当然起こるのですが、1件でも「なんだこれ?」と受け手が思いそうなことが起きたら、何がその結果に影響しているのかを調べて突き止め、チューニングします。10件や100件という数ではなく、その一人のお客様が「ん?」となってはいけないので、一人ひとりにとっての違和感、マイナスの体験を極力なくしたい と思っています。

社内のメンバーもユーザーとして一休に接しているので、サイトやメールで「なんでこれが私に?」という違和感のフィードバックが常に飛び交っています。

ただ、そもそも一休のロイヤル顧客は年間100万円分の宿泊するような方なので、我々と感覚が違います。なので、今は休止していますが、ユーザーインタビューやユーザーを招いたお食事会もよく実施していました。思わぬ意見やインサイトを捉えて、定性情報をなんとか定量データ化できないかと取り組んだり、新しい仮説立てに活かしたりしていました。

想像では限界があるので、リアルな顧客に接するのは大事ですね。 そこから、より具体的な顧客像を描いていく。正解はないので、仮説を立て、ロジックや結果の数字で検証し、感覚や顧客像で検証する、その積み重ねかなと思います。

感情や感覚も総動員することが、データのポテンシャルを活かすことにつながっているんですね。自身ではデータにどう向き合っていきたいですか?

データ理解がまだまだ浅いと感じています。膨大なデータ量に対して、もっと完璧な分析ができるはず。施策をするたびに新しいことがわかるので、繰り返し担当していかなければと思っています。

まさに、ユーザーの反応が次のヒントになる。

その通りですね。前職では、CVRが何%上がったなどの数字にフォーカスしていたので、どういう心理の変化があってこの行動をしたのかが見えていませんでしたし、それを疑問とも思っていなかった。データサイエンスは、顧客が見えてくるほど奥が深いです。マーケターとやりとりして、分析の腕と顧客理解を掛け合わせて取り組みたいです。

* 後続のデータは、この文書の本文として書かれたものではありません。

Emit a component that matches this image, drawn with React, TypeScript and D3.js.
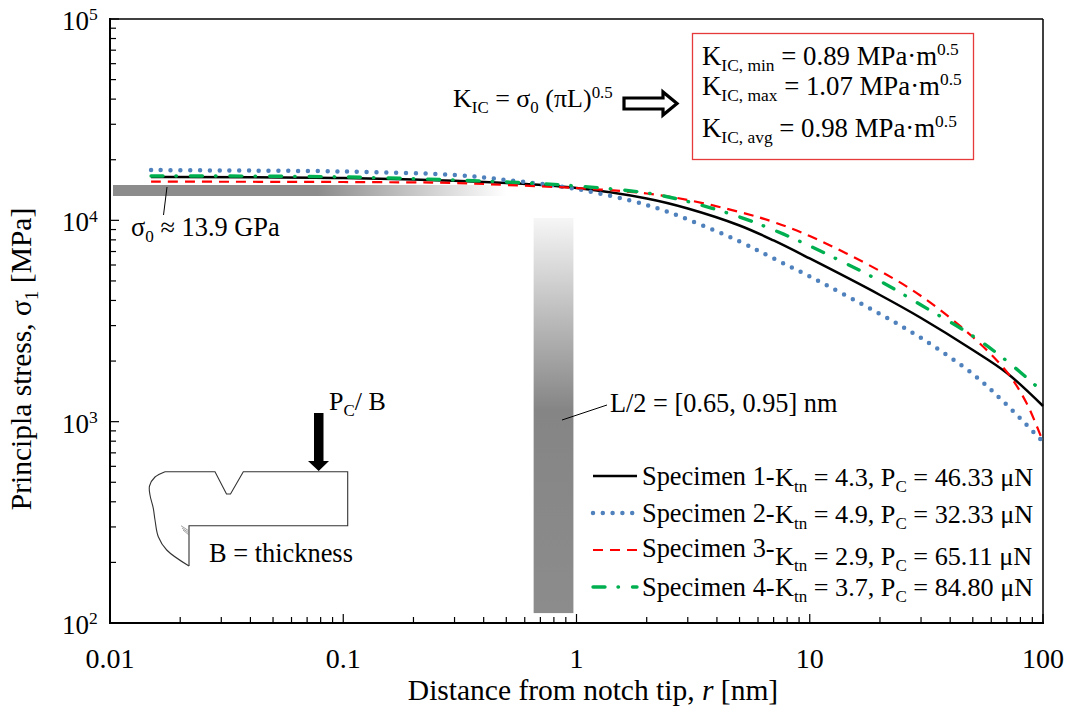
import React from "react";
import * as d3 from "d3";

const W = 1067;
const H = 711;
const FONT = "'Liberation Serif', 'Times New Roman', serif";

const xTickLabels = [0.01, 0.1, 1, 10, 100];
const yTickExps = [2, 3, 4, 5];

const r1 = [0.015, 0.1, 0.5, 1, 2, 3, 5, 7, 10, 20, 30, 50, 70, 100];
const s1 = [16420, 16230, 15330, 14470, 12840, 11450, 9427, 7943, 6465, 4258, 3273, 2270, 1745, 1196];

const r2 = [0.015, 0.03, 0.1, 0.3, 0.5, 1, 2, 3, 5, 7, 10, 20, 30, 50, 70, 100];
const s2 = [17780, 17690, 17480, 16800, 15860, 14310, 11920, 10100, 7850, 6465, 5260, 3426, 2604, 1725, 1210, 793];

const r3 = [0.015, 0.1, 0.3, 0.5, 1, 2, 3, 5, 7, 10, 20, 30, 50, 70, 85, 100];
const s3 = [15560, 15500, 15330, 14980, 14470, 13590, 12620, 11000, 9810, 8360, 5602, 4209, 2634, 1764, 1238, 793];

const r4 = [0.015, 0.1, 0.5, 1, 2, 3, 5, 7, 10, 20, 30, 50, 70, 100];
const s4 = [16610, 16420, 15500, 14810, 13670, 12400, 10390, 8955, 7460, 4996, 3798, 2664, 2001, 1404];

const seriesStyles = [
  { r: r1, s: s1, color: "#000000", width: 2.5, dash: undefined, cap: "butt" },
  { r: r2, s: s2, color: "#4f81bd", width: 4.5, dash: "0 9.8", cap: "round" },
  { r: r3, s: s3, color: "#ff0000", width: 2.2, dash: "10 7", cap: "butt" },
  { r: r4, s: s4, color: "#00b050", width: 3.4, dash: "12 13 0.5 14", cap: "round" },
];

const legendNames = ["Specimen 1-", "Specimen 2-", "Specimen 3-", "Specimen 4-"];
const legendK = ["4.3", "4.9", "2.9", "3.7"];
const legendP = ["46.33", "32.33", "65.11", "84.80"];

const x = d3.scaleLog().domain([0.01, 100]).range([110, 1043]);
const y = d3.scaleLog().domain([100, 100000]).range([623, 19]);

const isMajor = (v: number) => Math.abs(Math.log10(v) - Math.round(Math.log10(v))) < 1e-6;

type Part = [string, ("sub" | "sup" | "i")?];

// text with sub and superscripts, the dy is undone on the next piece
function Rich({ px, py, size, parts, anchor }: { px: number; py: number; size: number; parts: Part[]; anchor?: string }) {
  let shift = 0;
  return (
    <text x={px} y={py} fontSize={size} fontFamily={FONT} fill="#000" textAnchor={anchor} xmlSpace="preserve">
      {parts.map(([t, kind], i) => {
        const target = kind === "sub" ? size * 0.22 : kind === "sup" ? -size * 0.36 : 0;
        const dy = target - shift;
        shift = target;
        return (
          <tspan
            key={i}
            dy={dy}
            fontSize={kind === "sub" || kind === "sup" ? size * 0.65 : size}
            fontStyle={kind === "i" ? "italic" : undefined}
          >
            {t}
          </tspan>
        );
      })}
    </text>
  );
}

export default function App() {
  const line = d3
    .line<number>()
    .x((d) => x(d))
    .curve(d3.curveCatmullRom.alpha(0.5));

  const straight = d3.line<[number, number]>().curve(d3.curveLinear);
  const rounded = d3.line<[number, number]>().curve(d3.curveCatmullRom.alpha(0.5));

  // sketch of the specimen, not data
  const outline: [number, number][] = [
    [165, 471.7], [215, 471.7], [226.5, 494], [230.5, 494], [243.3, 471.7], [347.7, 471.7],
    [347.7, 525.7], [189, 525.7], [189, 566],
  ];
  const backEdge: [number, number][] = [
    [165, 471.7], [155, 477], [149.5, 486], [150, 495], [153.3, 508.3], [155, 520], [158.3, 536.7],
    [166.7, 550], [189, 566],
  ];

  return (
    <svg width={W} height={H} style={{ position: "absolute", left: 0, top: 0, background: "#fff" }}>
      <defs>
        <linearGradient id="hFade" x1="0" x2="1" y1="0" y2="0">
          <stop offset="0" stopColor="#8c8c8c" />
          <stop offset="0.52" stopColor="#8c8c8c" />
          <stop offset="1" stopColor="#ffffff" />
        </linearGradient>
        <linearGradient id="vFade" x1="0" x2="0" y1="0" y2="1">
          <stop offset="0" stopColor="#f6f6f6" />
          <stop offset="0.486" stopColor="#858585" />
          <stop offset="1" stopColor="#8c8c8c" />
        </linearGradient>
      </defs>

      {/* sigma_0 band and L/2 band */}
      <rect x={x(0.0103)} y={185} width={x(0.5) - x(0.0103)} height={11} fill="url(#hFade)" />
      <rect x={x(0.655)} y={y(10270)} width={x(0.97) - x(0.655)} height={y(112) - y(10270)} fill="url(#vFade)" />

      {/* frame */}
      <line x1={110} x2={110} y1={18} y2={624} stroke="#000" strokeWidth={2} />
      <line x1={109} x2={1044} y1={623} y2={623} stroke="#000" strokeWidth={2} />
      <line x1={110} x2={1043} y1={19} y2={19} stroke="#000" strokeWidth={1.5} />
      <line x1={1043} x2={1043} y1={19} y2={623} stroke="#000" strokeWidth={1.5} />

      {x.ticks().map((v) => (
        <line key={v} x1={x(v)} x2={x(v)} y1={623} y2={isMajor(v) ? 614 : 617} stroke="#000" strokeWidth={1.2} />
      ))}
      {y.ticks().map((v) => (
        <line key={v} x1={110} x2={isMajor(v) ? 119 : 116} y1={y(v)} y2={y(v)} stroke="#000" strokeWidth={1.2} />
      ))}

      {xTickLabels.map((v) => (
        <text key={v} x={x(v)} y={668} fontSize={28} fontFamily={FONT} textAnchor="middle">
          {v}
        </text>
      ))}
      {yTickExps.map((e) => (
        <Rich key={e} px={62} py={y(Math.pow(10, e)) + 11} size={27} parts={[["10"], [String(e), "sup"]]} />
      ))}

      <Rich px={593} py={700} size={29.5} anchor="middle" parts={[["Distance from notch tip, "], ["r", "i"], [" [nm]"]]} />
      <g transform="translate(31,359) rotate(-90)">
        <Rich px={0} py={0} size={29.5} anchor="middle" parts={[["Principla stress, σ"], ["1", "sub"], [" [MPa]"]]} />
      </g>

      {/* curves */}
      {seriesStyles.map((d, i) => (
        <path
          key={i}
          d={line.y((_, j) => y(d.s[j]))(d.r) || ""}
          fill="none"
          stroke={d.color}
          strokeWidth={d.width}
          strokeDasharray={d.dash}
          strokeLinecap={d.cap as any}
        />
      ))}

      {/* legend */}
      {seriesStyles.map((d, i) => {
        const ly = [476, 513, 550, 587][i];
        const tb = [485, 522, 557, 596][i];
        const kb = [486, 523, 565, 596][i];
        return (
          <g key={i}>
            <line x1={593} x2={637} y1={ly} y2={ly} stroke={d.color} strokeWidth={d.width} strokeDasharray={d.dash} strokeLinecap={d.cap as any} />
            <text x={642} y={tb} fontSize={26.4} fontFamily={FONT}>{legendNames[i]}</text>
            <Rich
              px={775}
              py={kb}
              size={26.2}
              parts={[["K"], ["tn", "sub"], [` = ${legendK[i]}, P`], ["C", "sub"], [` = ${legendP[i]} μN`]]}
            />
          </g>
        );
      })}

      {/* KIC box */}
      <rect x={692.5} y={33.5} width={281} height={126} fill="#fff" stroke="#e6393b" strokeWidth={1.3} />
      <Rich px={702} py={65} size={26.8} parts={[["K"], ["IC, min", "sub"], [" = 0.89 MPa·m"], ["0.5", "sup"]]} />
      <Rich px={702} py={95} size={26.8} parts={[["K"], ["IC, max", "sub"], [" = 1.07 MPa·m"], ["0.5", "sup"]]} />
      <Rich px={702} py={137} size={26.8} parts={[["K"], ["IC, avg", "sub"], [" = 0.98 MPa·m"], ["0.5", "sup"]]} />

      <Rich px={453} py={107} size={26} parts={[["K"], ["IC", "sub"], [" = σ"], ["0", "sub"], [" (πL)"], ["0.5", "sup"]]} />
      <path d="M624,98 H663 V92 L677,103.5 L663,115 V109 H624 Z" fill="#fff" stroke="#000" strokeWidth={3.2} />

      {/* annotations */}
      <line x1={167} y1={187} x2={163.5} y2={215} stroke="#000" strokeWidth={1} />
      <Rich px={131} py={236} size={26.4} parts={[["σ"], ["0", "sub"], [" ≈ 13.9 GPa"]]} />
      <line x1={562} y1={420} x2={607} y2={405} stroke="#000" strokeWidth={1} />
      <text x={610} y={412} fontSize={26.3} fontFamily={FONT}>L/2 = [0.65, 0.95] nm</text>

      {/* specimen sketch */}
      <path d={straight(outline) || ""} fill="none" stroke="#333" strokeWidth={1.1} />
      <path d={rounded(backEdge) || ""} fill="none" stroke="#333" strokeWidth={1.1} />
      <path d="M181,525.7 L189,531 M182,528 L189,533 M183,530 L189,535" fill="none" stroke="#777" strokeWidth={0.7} />
      <path d="M314,413 H323.5 V461 H329 L318.7,471 L308,461 H314 Z" fill="#000" />
      <Rich px={329} py={410} size={26} parts={[["P"], ["C", "sub"], ["/ B"]]} />
      <text x={209} y={562} fontSize={26.4} fontFamily={FONT}>B = thickness</text>
    </svg>
  );
}
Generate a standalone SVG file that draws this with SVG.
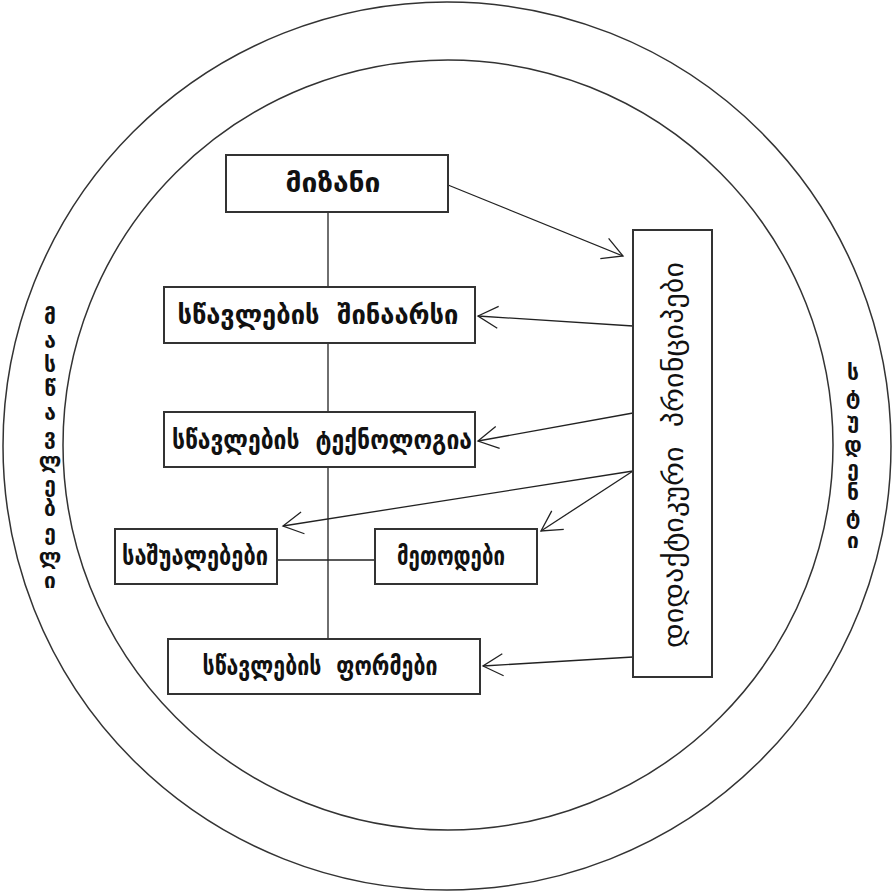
<svg xmlns="http://www.w3.org/2000/svg" width="894" height="893" viewBox="0 0 894 893">
<style>
.box{fill:#fff;stroke:#333;stroke-width:2}
.ring{fill:none;stroke:#333;stroke-width:1.5}
.lbl{font-family:"DejaVu Sans",sans-serif;font-weight:bold;font-size:26px;fill:#111;text-anchor:middle;dominant-baseline:central}
.vlbl{font-family:"DejaVu Sans",sans-serif;font-size:28px;fill:#111;text-anchor:middle;dominant-baseline:central}
.side{font-family:"DejaVu Sans",sans-serif;font-weight:bold;font-size:21px;fill:#111;text-anchor:middle}
.ln{stroke:#222;stroke-width:1.3;fill:none}
</style>
<defs>
<marker id="ah" markerUnits="userSpaceOnUse" viewBox="-1 -12 23 24" markerWidth="23" markerHeight="24" refX="20" refY="0" orient="auto">
<path d="M0,-11 L20,0 L0,11" fill="none" stroke="#222" stroke-width="1.3"/>
</marker>
</defs>
<rect width="894" height="893" fill="#fff"/>
<g id="rings">
<circle class="ring" cx="447" cy="446" r="444"/>
<circle class="ring" cx="448" cy="445" r="385"/>
</g>
<g id="connectors">
<line class="ln" x1="328" y1="212" x2="328" y2="639"/>
<line class="ln" x1="277" y1="560" x2="375" y2="560"/>
<line class="ln" x1="448" y1="185" x2="623" y2="256" marker-end="url(#ah)"/>
<line class="ln" x1="633" y1="326" x2="478" y2="316" marker-end="url(#ah)"/>
<line class="ln" x1="633" y1="413" x2="478" y2="441" marker-end="url(#ah)"/>
<line class="ln" x1="633" y1="471" x2="283" y2="526" marker-end="url(#ah)"/>
<line class="ln" x1="633" y1="471" x2="541" y2="531" marker-end="url(#ah)"/>
<line class="ln" x1="633" y1="657" x2="483" y2="666" marker-end="url(#ah)"/>
</g>
<g id="mizani">
<rect class="box" x="226" y="155" width="222" height="57"/>
<text class="lbl" x="333" y="183" textLength="95" lengthAdjust="spacingAndGlyphs">მიზანი</text>
</g>
<g id="shinaarsi">
<rect class="box" x="164" y="287" width="311" height="56"/>
<text class="lbl" x="318" y="315" xml:space="preserve" textLength="281" lengthAdjust="spacingAndGlyphs">სწავლების  შინაარსი</text>
</g>
<g id="teknologia">
<rect class="box" x="164" y="412" width="311" height="55"/>
<text class="lbl" x="322" y="440" xml:space="preserve" textLength="300" lengthAdjust="spacingAndGlyphs">სწავლების  ტექნოლოგია</text>
</g>
<g id="sashualebebi">
<rect class="box" x="115" y="529" width="162" height="55"/>
<text class="lbl" x="195" y="556" textLength="146" lengthAdjust="spacingAndGlyphs">საშუალებები</text>
</g>
<g id="metodebi">
<rect class="box" x="375" y="529" width="162" height="55"/>
<text class="lbl" x="451" y="556" textLength="108" lengthAdjust="spacingAndGlyphs">მეთოდები</text>
</g>
<g id="formebi">
<rect class="box" x="168" y="639" width="312" height="55"/>
<text class="lbl" x="320" y="666" xml:space="preserve" textLength="235" lengthAdjust="spacingAndGlyphs">სწავლების  ფორმები</text>
</g>
<g id="principebi">
<rect class="box" x="633" y="230" width="79" height="447"/>
<text class="vlbl" transform="translate(673,455) rotate(-90)" xml:space="preserve" textLength="386" lengthAdjust="spacingAndGlyphs">დიდაქტიკური  პრინციპები</text>
</g>
<g id="mastsavlebeli">
<text class="side" x="50" y="324">მ</text>
<text class="side" x="50" y="348">ა</text>
<text class="side" x="50" y="372">ს</text>
<text class="side" x="50" y="396">წ</text>
<text class="side" x="50" y="420">ა</text>
<text class="side" x="50" y="444">ვ</text>
<text class="side" x="50" y="468">ლ</text>
<text class="side" x="50" y="492">ე</text>
<text class="side" x="50" y="516">ბ</text>
<text class="side" x="50" y="540">ე</text>
<text class="side" x="50" y="564">ლ</text>
<text class="side" x="50" y="588">ი</text>
</g>
<g id="studenti">
<text class="side" x="853" y="380">ს</text>
<text class="side" x="853" y="404">ტ</text>
<text class="side" x="853" y="428">უ</text>
<text class="side" x="853" y="452">დ</text>
<text class="side" x="853" y="476">ე</text>
<text class="side" x="853" y="500">ნ</text>
<text class="side" x="853" y="524">ტ</text>
<text class="side" x="853" y="548">ი</text>
</g>
</svg>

若手でも営業でも、データの重要性をよく理解している点は、データサイエンス部としての働きやすさにつながっています。感覚的な気づきから仮説を立てたとしても、皆が必ずデータにあたる習慣がついています。専門部署の人だけがデータを扱う会社だと、こうはならない。

「データは嘘をつかない」という意識が徹底している からこそ、ふとしたひらめきを見逃さず、掘り下げてみようとする意志も発揮できるんじゃないかと思います。

では今後の展望と、力を入れたいことは?

リピーターを増やして、一人でも多くの方にヘビーユーザーになっていただきたいです。そのために 「一休、気が利くな」と感じてもらえるコミュニケーション を積み重ねていければ。お客様にとっては成約後の宿泊や飲食体験こそが求めるものなので、成約後の情報提供にも注力して、たとえばドレスコードがあると知らずにカジュアルで行ってしまった、といったことも防げるようにしていきます。

“VUCA”といわれるように混沌とする時代に、コロナ禍の影響も重なってますます先がわからない状況なので、常に情報に敏感でありたいですね。世の中の風潮や生活者の間の違和感を捉え、新しい需要の芽に気付いて、引き続き非日常の体験で”おもてなし” していきたいと思います。